Information about factors that reduce NO₂ emissions during COVID-19 can be helpful in designing policy responses. As seen in this study, the restrictions on human activities, especially those related to transport, played a dominant role in the observed reduction of NO₂. By removing seasonal and trend impacts, the study revealed that NO₂ levels rebounded in the second half of 2020, especially in October and November, with peaks appearing in November earlier than in previous years (higher than expected according to the natural cycle). This suggests that the government’s recovery policies, for example, to stimulate production activities, should also take into consideration the “retaliatory” emissions. This study is expected to help decision-makers to identify the effects and sensitivity of NO₂ to different policy responses, thereby allowing them to enact more precise policies that balance air pollution control and measures to support post-COVID-19 recovery. We have identified the dominant policies and assessed their corresponding magnitudes of influence at the urban-scale level. This evidence may help other regions to examine the impact of their own policies.

The complementary of historical ground-based data with satellite datasets enables a more comprehensive evaluation of NO₂ anomalies than monitoring with a single source, by leveraging the strengths of both monitoring datasets. More specifically, in this study, the available long-term ground-station observation data are used to construct a time-series model to eliminate compound and mixed effects, such as seasonal and structural emission control effects, to extract partial anomalies attributed to strict policy measures. The current Sentinel 5P has no such long historical records prior pandemic applicable for temporal analysis, and here it was mainly used to map spatial variations of NO₂ in 2019–2020 and helped with better interpretations of the time-series results. In addition, the ground station data represent measurements at discrete points, providing non-continuous surface monitoring, and cannot reflect the spatial distribution or variations of NO₂. Instead, satellite monitoring enables continuous observation of NO₂ concentrations in “column” over space, though it is not analogous to ground-station monitoring. In particular, it can detect the spatial heterogeneity of the NO₂ level and give spatially resolved information for the urban structure that single ground monitors or aggregated average data cannot reflect, as we discussed in Section 4.3. With advancements in satellite technologies, the TROPOMI satellite instrument can infer ground-level NO₂ concentrations at a finer spatial resolution using specific models and obtain continuous observations over a longer duration.
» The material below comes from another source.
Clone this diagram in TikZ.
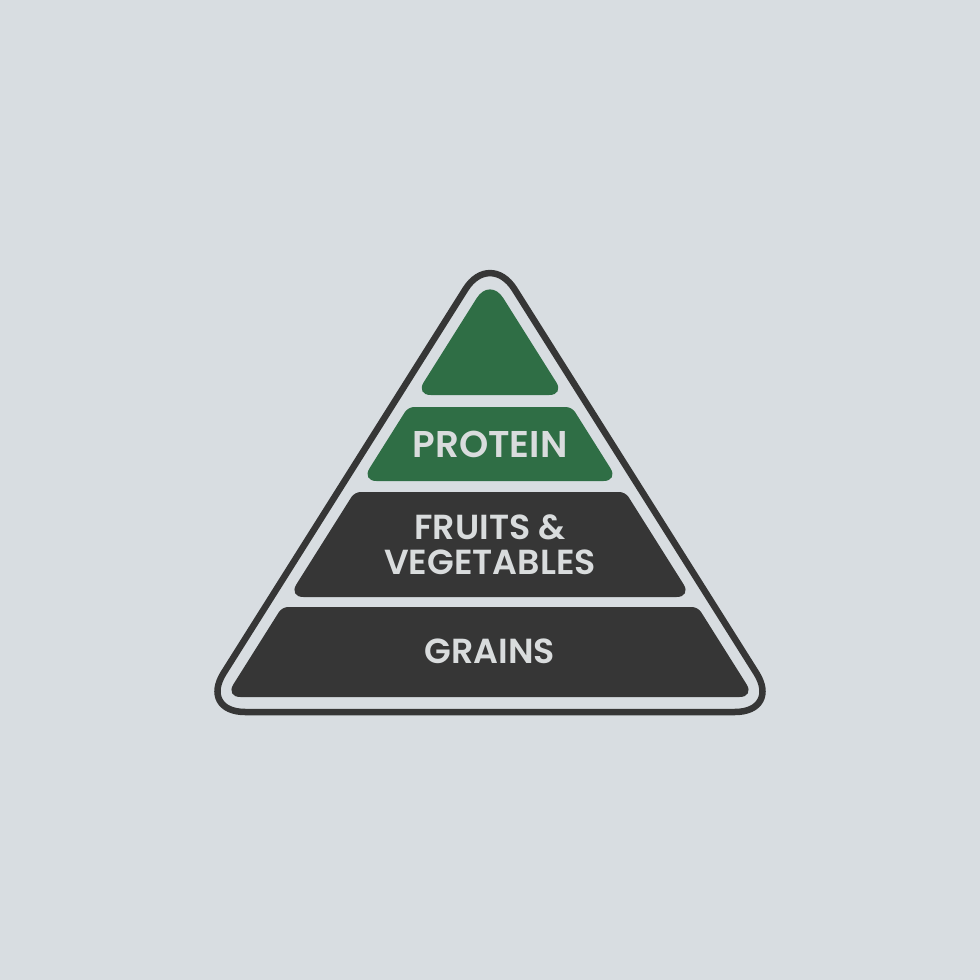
\documentclass[tikz,border=0pt]{standalone}
\usepackage{fontspec}
\setmainfont{Poppins}
\newfontfamily\labelfont{Poppins SemiBold}
\usepackage{xcolor}
\usepackage{tikz}
\usetikzlibrary{positioning}

\definecolor{bgGray}{HTML}{D8DDE1}
\definecolor{darkBand}{HTML}{363636}
\definecolor{greenBand}{HTML}{2F6E45}
\definecolor{labelGray}{HTML}{D9DCDD}

\begin{document}
\begin{tikzpicture} [label/.style = {text = labelGray, font = \labelfont\fontsize{9.9}{11}\selectfont,
        align = center, inner sep = 0pt}]

        % background
        \fill [bgGray] (0,0) rectangle (9.8,9.8);
        \useasboundingbox (0,0) rectangle (9.8,9.8);

        % outer frame
        \draw [darkBand, line width = 0.065cm, rounded corners = 0.46cm]
            (4.90,2.68) -- (1.991,2.68) -- (4.90,7.297) -- (7.809,2.68) -- cycle;

        % bands
        \fill [greenBand]
            (4.90,5.85) [rounded corners = 0.15cm] -- (4.157,5.85)
            [rounded corners = 0.25cm] -- (4.90,7.03)
            [rounded corners = 0.15cm] -- (5.643,5.85) -- cycle;
        \fill [greenBand]
            (4.90,5.73) [rounded corners = 0.06cm] -- (5.719,5.73)
            [rounded corners = 0.15cm] -- (6.185,4.99) -- (3.615,4.99)
            [rounded corners = 0.06cm] -- (4.081,5.73) -- cycle;
        \fill [darkBand]
            (4.90,4.88) [rounded corners = 0.06cm] -- (6.254,4.88)
            [rounded corners = 0.15cm] -- (6.916,3.83) -- (2.884,3.83)
            [rounded corners = 0.06cm] -- (3.546,4.88) -- cycle;
        \fill [darkBand]
            (4.90,3.73) [rounded corners = 0.06cm] -- (6.979,3.73)
            [rounded corners = 0.15cm] -- (7.546,2.83) -- (2.254,2.83)
            [rounded corners = 0.06cm] -- (2.821,3.73) -- cycle;

        % labels
        \node (protein) [label, font = \labelfont\fontsize{10.6}{12}\selectfont]
            at (4.90,5.36) {PROTEIN};
        \node (fruits) [label] at (4.90,4.35) {FRUITS \&\\[-1pt] VEGETABLES};
        \node (grains) [label] at (4.90,3.29) {GRAINS};

    \end{tikzpicture}
\end{document}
This study focused on evaluating the effects of pandemic restrictions on NO₂ anomalies, but it also has some limitations. One is that the forecast of atmospheric trace gases is a complex task, which requires expert knowledge in atmospheric sciences. This calls for greater cooperation between researchers in different fields in the future. Furthermore, the study used monthly average data to detect NO₂ anomalies during COVID-19 and the model results were well-fitted, while the analysis and simulations for daily changes in NO₂ require more complex models, which can handle a 5-year time scale or even longer, as well as the effects of emerging events, climate change, and other uncertainties. Some less obvious potential sources of pollution should also be given more attention. For example, telecommuting decentralized office activities and reduced travel activities, but stay-at-home orders are likely to have increased households’ consumption of energy. Another consideration is whether less usage of public transport will increase the demand for private cars and generate more pressure on air quality. Next, comparison studies between countries will be conducted to explore different policy-driven forces, and the applications of this methodology may further examine the variability over regions and time. It would also be useful to fine-tune these methods to assess the policy sensitivity of other types of air pollutants.